When someone sins against you, they functionally create a debt. They owe you an apology. They owe you the reputation they stole. They owe you the childhood they ruined. Justice demands that they pay.

Bitterness is the exhausting process of grabbing them by the throat every day and demanding, "Pay me what you owe me!" But often, the person who hurt you is completely incapable (or unwilling) to pay the debt. Even if they apologize a thousand times, they cannot give you the years back. They are bankrupt.

Forgiveness is the radical, active decision to look at the massive debt they owe you, and say: "I am ripping up the invoice.
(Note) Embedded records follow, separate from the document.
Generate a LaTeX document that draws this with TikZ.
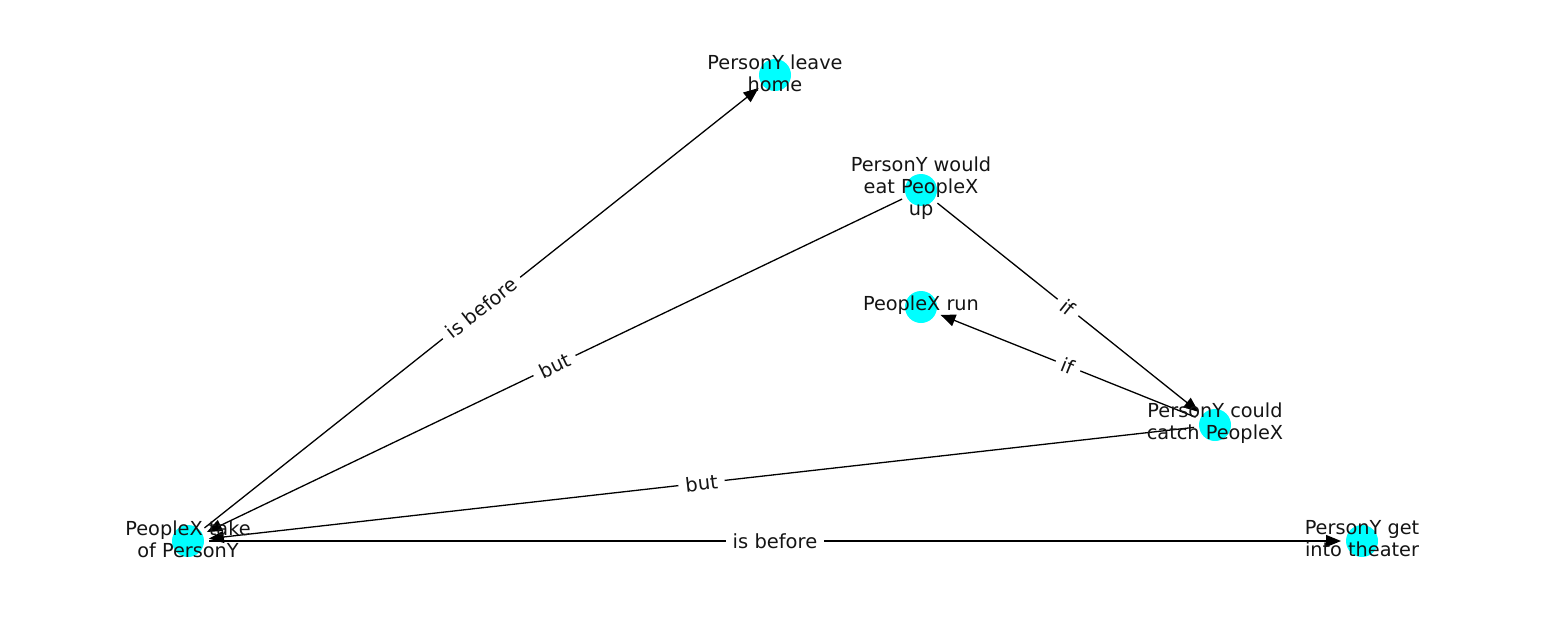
\documentclass[tikz,border=0pt]{standalone}
\usepackage{fontspec}
\setmainfont{DejaVu Sans}
\usetikzlibrary{arrows.meta}
\definecolor{nodecyan}{RGB}{0,255,255}
\definecolor{txt}{RGB}{20,20,20}
\tikzset{
  dot/.style={circle, fill=nodecyan, draw=none, minimum size=32pt, inner sep=0pt, outer sep=5pt},
  lbl/.style={align=center, text=txt, font=\fontsize{19.3}{22}\selectfont, inner sep=0pt, yshift=2pt},
  edge/.style={draw=black, line width=1.3pt, -{Triangle[length=15pt,width=12pt]}},
  elbl/.style={fill=white, text=txt, font=\fontsize{19.5}{22}\selectfont, sloped, inner sep=7pt, pos=0.5}
}
\begin{document}
\begin{tikzpicture}[x=1pt,y=-1pt]
\useasboundingbox (0,0) rectangle (1550,616);
\node[dot] (leave) at (775,75) {};
\node[dot] (eat) at (921,190) {};
\node[dot] (run) at (921,307) {};
\node[dot] (catch) at (1215,425) {};
\node[dot] (take) at (188,541) {};
\node[dot] (theater) at (1362,541) {};

\draw[edge] (take) -- node[elbl] {is before} (leave);
\draw[edge] (eat) -- node[elbl] {but} (take);
\draw[edge] (eat) -- node[elbl] {if} (catch);
\draw[edge] (catch) -- node[elbl] {if} (run);
\draw[edge] (catch) -- node[elbl] {but} (take);
\draw[edge] (take) -- node[elbl] {is before} (theater);

\node[lbl] (leaveT) at (775,75) {PersonY leave\\home};
\node[lbl] (eatT) at (921,190) {PersonY would\\eat PeopleX\\up};
\node[lbl] (runT) at (921,307) {PeopleX run};
\node[lbl] (catchT) at (1215,425) {PersonY could\\catch PeopleX};
\node[lbl] (takeT) at (188,541) {PeopleX take\\of PersonY};
\node[lbl] (theaterT) at (1362,541) {PersonY get\\into theater};
\end{tikzpicture}
\end{document}
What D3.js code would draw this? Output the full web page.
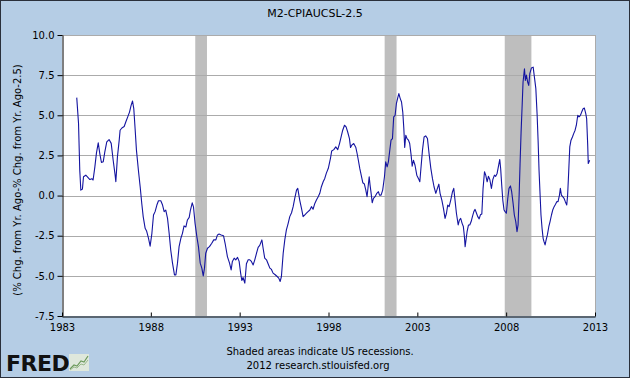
<!DOCTYPE html>
<html>
<head>
<meta charset="utf-8">
<script src="https://cdn.jsdelivr.net/npm/d3@7"></script>
<style>
  html, body { margin: 0; padding: 0; background: #fff; }
  svg { display: block; }
  text { font-family: "DejaVu Sans", Verdana, sans-serif; }
</style>
</head>
<body>
<svg id="chart" width="630" height="378"></svg>
<script>
// ---- Data ----
const chartTitle = "M2-CPIAUCSL-2.5";
const yLabel = "(% Chg. from Yr. Ago-% Chg. from Yr. Ago-2.5)";
const xTicks = [1983, 1988, 1993, 1998, 2003, 2008, 2013];
const yTicks = [-7.5, -5.0, -2.5, 0.0, 2.5, 5.0, 7.5, 10.0];
const recessionStarts = [1990.50, 2001.16, 2007.92];
const recessionEnds   = [1991.16, 2001.83, 2009.42];

// decimal-year dates of the series
const dates = [
1983.83,1983.93,1984.00,1984.06,1984.15,1984.21,1984.34,1984.43,1984.57,1984.68,1984.75,1984.85,1984.94,
1985.04,1985.13,1985.22,1985.32,1985.41,1985.52,1985.65,1985.77,1985.88,1985.99,
1986.03,1986.12,1986.22,1986.27,1986.37,1986.50,1986.59,1986.70,1986.80,1986.89,1986.97,
1987.04,1987.12,1987.19,1987.30,1987.40,1987.49,1987.57,1987.68,1987.76,1987.87,1987.96,
1988.06,1988.15,1988.24,1988.34,1988.43,1988.56,1988.66,1988.75,1988.84,1988.94,
1989.03,1989.12,1989.22,1989.33,1989.41,1989.50,1989.59,1989.69,1989.78,1989.87,1989.97,
1990.06,1990.16,1990.23,1990.33,1990.40,1990.49,1990.59,1990.68,1990.78,1990.87,1990.95,
1991.02,1991.09,1991.19,1991.30,1991.43,1991.54,1991.66,1991.75,1991.84,1991.96,
1992.09,1992.18,1992.31,1992.43,1992.52,1992.59,1992.69,1992.78,1992.88,1992.97,
1993.05,1993.12,1993.19,1993.29,1993.38,1993.48,1993.57,1993.66,1993.76,1993.85,1993.95,
1994.04,1994.13,1994.25,1994.32,1994.41,1994.51,1994.60,1994.70,1994.79,1994.88,
1995.00,1995.11,1995.20,1995.28,1995.35,1995.45,1995.54,1995.63,1995.73,1995.82,1995.92,
1996.01,1996.10,1996.20,1996.27,1996.38,1996.48,1996.57,1996.67,1996.76,1996.85,1996.95,
1997.04,1997.13,1997.23,1997.32,1997.42,1997.51,1997.60,1997.70,1997.79,1997.88,1997.99,
1998.11,1998.18,1998.30,1998.41,1998.52,1998.62,1998.71,1998.80,1998.90,1998.99,
1999.08,1999.18,1999.24,1999.31,1999.42,1999.54,1999.61,1999.68,1999.76,1999.84,1999.93,
2000.02,2000.10,2000.17,2000.23,2000.29,2000.34,2000.40,2000.46,2000.53,2000.62,2000.72,2000.81,2000.87,2000.96,
2001.05,2001.15,2001.22,2001.30,2001.37,2001.45,2001.52,2001.60,2001.67,2001.75,2001.82,2001.90,2001.96,
2002.03,2002.11,2002.18,2002.24,2002.29,2002.35,2002.42,2002.50,2002.57,2002.65,2002.71,2002.78,2002.87,2002.97,
2003.06,2003.14,2003.21,2003.29,2003.38,2003.47,2003.57,2003.66,2003.76,2003.85,2003.94,
2004.04,2004.13,2004.21,2004.28,2004.38,2004.47,2004.56,2004.64,2004.71,2004.79,2004.88,2004.98,
2005.05,2005.13,2005.20,2005.30,2005.37,2005.44,2005.52,2005.59,2005.65,2005.69,2005.74,2005.80,2005.88,2005.95,
2006.03,2006.10,2006.18,2006.25,2006.33,2006.40,2006.48,2006.55,2006.63,2006.70,2006.78,2006.85,2006.93,
2007.00,2007.08,2007.17,2007.25,2007.34,2007.41,2007.49,2007.56,2007.64,2007.69,2007.75,2007.81,2007.88,2007.94,
2008.01,2008.09,2008.16,2008.24,2008.31,2008.39,2008.46,2008.54,2008.61,2008.67,2008.73,2008.78,2008.84,2008.90,2008.95,
2009.03,2009.08,2009.14,2009.21,2009.27,2009.33,2009.42,2009.52,2009.59,2009.67,2009.74,2009.80,2009.85,2009.91,2009.96,
2010.02,2010.08,2010.13,2010.19,2010.25,2010.32,2010.40,2010.47,2010.55,2010.62,2010.70,2010.77,2010.85,2010.92,
2011.00,2011.05,2011.11,2011.18,2011.26,2011.33,2011.41,2011.46,2011.52,2011.58,2011.65,2011.73,2011.80,2011.88,2011.95,
2012.03,2012.10,2012.18,2012.25,2012.33,2012.40,2012.48,2012.53,2012.59,2012.62,2012.70
];

const values = [
6.1,4.5,1.58,0.34,0.4,1.17,1.27,1.17,1.0,1.05,0.97,1.79,2.66,
3.28,2.6,2.06,2.1,2.72,3.34,3.49,3.25,2.2,1.27,
0.86,2.41,3.45,4.07,4.21,4.3,4.58,4.9,5.2,5.62,5.89,
5.42,4.07,2.83,1.58,0.55,-0.49,-1.31,-2.04,-2.2,-2.66,-3.15,
-2.35,-1.21,-1.0,-0.59,-0.32,-0.32,-0.59,-1.0,-0.9,-1.42,
-2.35,-3.39,-4.21,-4.94,-4.94,-4.21,-3.18,-2.66,-2.35,-1.89,-1.96,
-1.52,-1.36,-0.9,-0.45,-0.7,-1.73,-2.56,-3.18,-4.21,-4.52,-5.0,
-4.52,-3.59,-3.28,-3.18,-2.97,-2.76,-2.76,-2.45,-2.4,-2.45,
-2.5,-2.97,-3.8,-4.21,-4.63,-4.1,-3.9,-4.0,-3.85,-4.1,
-4.8,-5.29,-5.1,-5.45,-4.25,-4.0,-4.0,-4.1,-4.32,-4.0,-3.59,
-3.22,-3.1,-2.76,-3.28,-3.9,-4.0,-4.25,-4.52,-4.6,-4.83,
-4.93,-5.04,-5.14,-5.35,-5.04,-3.59,-2.76,-2.14,-1.73,-1.31,-1.07,
-0.69,-0.18,0.34,0.45,-0.28,-0.8,-1.31,-1.2,-1.1,-1.0,-0.9,
-0.69,-0.85,-0.49,-0.28,-0.07,0.14,0.55,0.86,1.07,1.4,1.7,
2.31,2.78,2.86,3.03,2.86,3.24,3.65,4.07,4.38,4.28,
3.96,3.55,2.99,3.14,3.24,2.99,2.62,2.2,1.69,1.27,0.8,
0.72,0.34,-0.07,0.55,1.17,0.65,0.14,-0.45,-0.18,-0.07,0.14,0.24,0.03,0.03,
0.34,1.17,2.1,1.79,2.1,2.83,3.45,3.55,4.9,5.0,5.72,6.1,6.35,
6.07,5.83,5.2,4.17,2.99,3.76,3.55,3.45,3.24,2.52,1.83,2.2,1.89,1.27,
1.07,0.86,1.79,2.83,3.65,3.72,3.55,2.62,1.69,1.07,0.55,
0.14,0.45,0.71,0.14,-0.28,-0.8,-1.42,-1.1,-0.59,-0.69,-0.28,0.24,
0.45,-0.38,-1.1,-1.83,-1.52,-1.42,-1.73,-1.93,-2.56,-3.18,-2.76,-2.25,-1.83,-1.83,
-1.62,-1.31,-1.0,-0.86,-1.1,-1.31,-1.45,-1.2,-1.15,0.45,1.48,1.27,0.86,
1.2,1.0,0.45,1.0,1.27,1.2,1.38,1.79,2.25,1.69,0.65,-0.28,-0.9,-1.0,
-1.1,-0.18,0.45,0.6,0.24,-0.49,-1.21,-1.62,-2.25,-1.83,0.03,1.89,3.96,5.62,7.07,
7.9,7.17,7.5,7.07,6.86,7.59,7.94,8.0,7.38,6.66,5.1,3.34,1.58,0.03,-1.21,
-2.04,-2.66,-2.87,-3.07,-2.76,-2.45,-1.94,-1.62,-1.21,-0.9,-0.69,-0.55,-0.38,-0.38,
0.03,0.45,0.03,-0.07,-0.18,-0.38,-0.59,0.03,1.48,3.03,3.45,3.65,3.86,4.07,4.38,
5.0,4.9,5.0,5.2,5.41,5.45,5.1,4.79,3.14,2.0,2.2
];

// ---- Layout ----
const W = 630, H = 378;
const plot = { left: 62, right: 595, top: 35, bottom: 316 };

const svg = d3.select("#chart");

// background & outer border
svg.append("rect").attr("x", 0.5).attr("y", 0.5).attr("width", W - 1).attr("height", H - 1)
  .attr("fill", "#B5CDE5").attr("stroke", "#2a2f3a").attr("stroke-width", 1);

const x = d3.scaleLinear().domain([1983, 2013]).range([plot.left, plot.right]);
const y = d3.scaleLinear().domain([-7.5, 10]).range([plot.bottom, plot.top]);

// plot area
svg.append("rect")
  .attr("x", plot.left).attr("y", plot.top)
  .attr("width", plot.right - plot.left).attr("height", plot.bottom - plot.top)
  .attr("fill", "#ffffff");

// recession bars
const rec = recessionStarts.map((s, i) => ({ s, e: recessionEnds[i] }));
svg.append("g").selectAll("rect").data(rec).join("rect")
  .attr("x", d => x(d.s)).attr("y", plot.top)
  .attr("width", d => x(d.e) - x(d.s)).attr("height", plot.bottom - plot.top)
  .attr("fill", "#BEBEBE");

// gridlines
svg.append("g").selectAll("line").data(yTicks.filter(v => v > -7.5)).join("line")
  .attr("x1", plot.left).attr("x2", plot.right)
  .attr("y1", d => Math.round(y(d)) + 0.5).attr("y2", d => Math.round(y(d)) + 0.5)
  .attr("stroke", "#ABABAB").attr("stroke-width", 1);

// right border of plot
svg.append("line")
  .attr("x1", plot.right + 0.5).attr("x2", plot.right + 0.5)
  .attr("y1", plot.top).attr("y2", plot.bottom)
  .attr("stroke", "#ABABAB");

// series line
const data = dates.map((d, i) => ({ t: d, v: values[i] }));
svg.append("path").datum(data)
  .attr("fill", "none")
  .attr("stroke", "#1414A0")
  .attr("stroke-width", 1.1)
  .attr("stroke-linejoin", "round")
  .attr("d", d3.line().x(d => x(d.t)).y(d => y(d.v)));

// axes
const xAxis = d3.axisBottom(x).tickValues(xTicks).tickFormat(d3.format("d"))
  .tickSizeInner(-4).tickSizeOuter(0).tickPadding(7);
const gx = svg.append("g").attr("transform", `translate(0,${plot.bottom + 0.5})`).call(xAxis);
gx.select(".domain").attr("stroke", "#000");
gx.selectAll(".tick line").attr("stroke", "#000");
gx.selectAll("text").attr("font-size", 10).attr("fill", "#000")
  .attr("font-family", '"DejaVu Sans", Verdana, sans-serif');

const yAxis = d3.axisLeft(y).tickValues(yTicks).tickFormat(d => d.toFixed(1))
  .tickSizeInner(5).tickSizeOuter(0).tickPadding(3);
const gy = svg.append("g").attr("transform", `translate(${plot.left + 0.5},0)`).call(yAxis);
gy.select(".domain").attr("stroke", "#000");
gy.selectAll(".tick line").attr("stroke", "#000");
gy.selectAll("text").attr("font-size", 10).attr("fill", "#000")
  .attr("font-family", '"DejaVu Sans", Verdana, sans-serif');

// title
svg.append("text").attr("x", 315).attr("y", 17).attr("text-anchor", "middle")
  .attr("font-size", 11).attr("fill", "#000").text(chartTitle);

// y label
svg.append("text").attr("transform", "translate(21,180) rotate(-90)")
  .attr("text-anchor", "middle").attr("font-size", 10).attr("fill", "#000").text(yLabel);

// notes
svg.append("text").attr("x", 320).attr("y", 355).attr("text-anchor", "middle")
  .attr("font-size", 10).attr("fill", "#000").text("Shaded areas indicate US recessions.");
svg.append("text").attr("x", 318).attr("y", 369).attr("text-anchor", "middle")
  .attr("font-size", 10).attr("fill", "#000").text("2012 research.stlouisfed.org");

// FRED logo
svg.append("text").attr("x", 6).attr("y", 371)
  .attr("font-family", '"Liberation Sans", Arial, sans-serif')
  .attr("font-weight", "bold").attr("font-size", 22).attr("letter-spacing", -0.5)
  .attr("fill", "#111").text("FRED");
const logo = svg.append("g").attr("transform", "translate(69,354)");
logo.append("rect").attr("width", 20).attr("height", 17).attr("fill", "#dfe8dc");
logo.append("path").attr("d", "M1,15 L5,11 L8,12 L12,7 L15,8 L19,2")
  .attr("fill", "none").attr("stroke", "#6c9a5c").attr("stroke-width", 1.2);
logo.append("path").attr("d", "M1,16 L5,13 L8,14 L12,10 L15,11 L19,6")
  .attr("fill", "none").attr("stroke", "#9ab98d").attr("stroke-width", 1);
</script>
</body>
</html>
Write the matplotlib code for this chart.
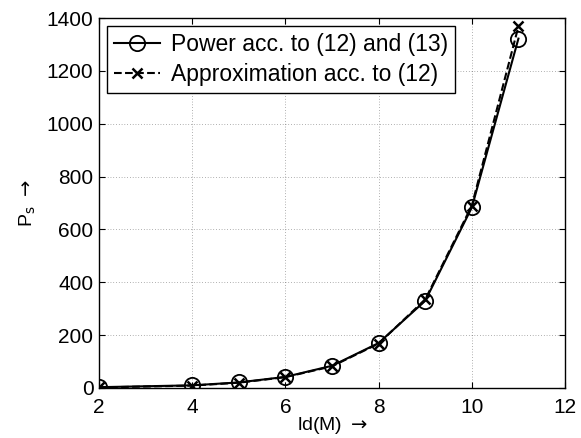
import numpy as np
import matplotlib.pyplot as plt

plt.rcParams['font.family'] = ['Liberation Sans', 'DejaVu Sans']

# ld(M) values and transmit power from both models
ld_m = [2, 4, 5, 6, 7, 8, 9, 10, 11]
power_exact = [3, 10, 21, 42, 84, 170, 330, 683, 1322]
power_approx = [2, 9, 20, 41, 82, 168, 335, 690, 1368]

fig = plt.figure(figsize=(5.81, 4.38), dpi=100)
ax = fig.add_axes([0.1704, 0.1142, 0.8021, 0.8447])

ax.plot(ld_m, power_exact, '-', color='black', lw=1.5, marker='o', ms=11,
        mfc='none', mew=1.3, label='Power acc. to (12) and (13)')
ax.plot(ld_m, power_approx, '--', color='black', lw=1.5, marker='x', ms=7,
        mew=1.8, label='Approximation acc. to (12)')

ax.set_xlim(2, 12)
ax.set_ylim(0, 1400)
ax.set_xticks(np.arange(2, 13, 2))
ax.set_yticks(np.arange(0, 1401, 200))
ax.tick_params(direction='in', labelsize=15, length=4, top=True, right=True)
ax.tick_params(axis='x', pad=7)
ax.tick_params(axis='y', pad=4)
ax.grid(True, linestyle=(0, (1, 3)), color='black', lw=0.5, alpha=0.6)
for s in ax.spines.values():
    s.set_linewidth(1.0)

ax.set_xlabel(r'ld(M) $\rightarrow$', fontsize=14, labelpad=-1)
ax.set_ylabel(r'P$_\mathrm{s}$ $\rightarrow$', fontsize=14, labelpad=6)

leg = ax.legend(loc='upper left', fontsize=16.5, fancybox=False, framealpha=1,
                edgecolor='black', handlelength=2.0, borderaxespad=0.35,
                handletextpad=0.5, borderpad=0.3, labelspacing=0.3)
leg.get_frame().set_linewidth(1.0)

fig.savefig('out.png', dpi=100)
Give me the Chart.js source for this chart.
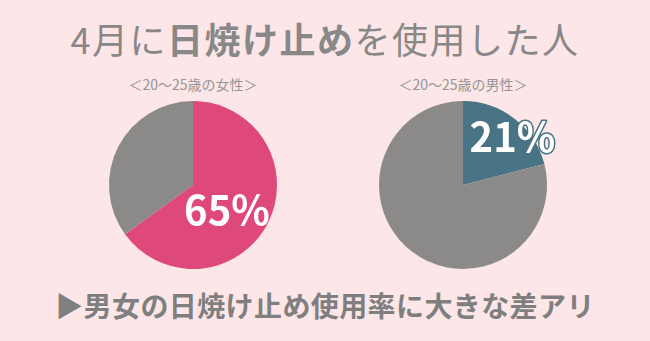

I release you from the debt. I will no longer demand payment from you. I am transferring this case to a higher court."

How Can We Possibly Do This?

Letting someone "off the hook" for a horrific betrayal feels like a massive miscarriage of justice. It violates every fiber of our human instinct. How can God command us to do this?

God does not expect us to generate this level of radical grace on our own. He roots the command to forgive in a breathtaking theological reality:

"Be kind and compassionate to one another, forgiving each other, just as in Christ God forgave you." (Ephesians 4:32).

The fuel for your forgiveness of others is the absolute magnitude of God’s forgiveness of you.

Jesus told a terrifying parable in Matthew 18 about a servant who owed a king a debt so massive it would have taken thousands of lifetimes to repay. The servant begged for mercy, and the king, out of incredible compassion, completely canceled the impossible debt. Instantly, that forgiven servant went out, found a man who owed him twenty bucks, grabbed him by the throat, and threw him in prison for the debt.

When the king found out, he was furious. The point of the parable is clear: When you realize the astronomical, cosmic debt of treason you owed God, and you realize that Jesus absorbed the full wrath of that debt on the cross to forgive you freely... how can you possibly hold your fellow man by the throat for a vastly smaller debt?

Stepping Out of the Judge's Seat

When we refuse to forgive, we are functionally climbing into the judgment seat of the universe and attempting to execute justice ourselves. We want the person to suffer. We want them to feel the precise pain they inflicted on us.

But Paul writes in Romans 12:19, "Do not take revenge, my dear friends, but leave room for God’s wrath, for it is written: 'It is mine to avenge; I will repay,' says the Lord."

Forgiveness involves climbing down from the judge’s chair. It is trusting that nobody gets away with anything. Every sin ever committed in human history will be dealt with in one of two ways: it will either be fully paid for by Jesus Christ on the cross (if the offender repents), or it will be fully paid for by the offender in eternity. Perfect justice will be executed.

You do not have to be the executioner.

When the memory of the betrayal hits you, and the anger flares up again, you don't have to panic. Forgiveness is not a once-and-done feeling; it is often a daily choice. When the anger rises, say it aloud: "I have released them from their debt. They are in God's hands, not mine." Drop the invoice, step out of the courtroom, and walk into the profound freedom of a quiet soul.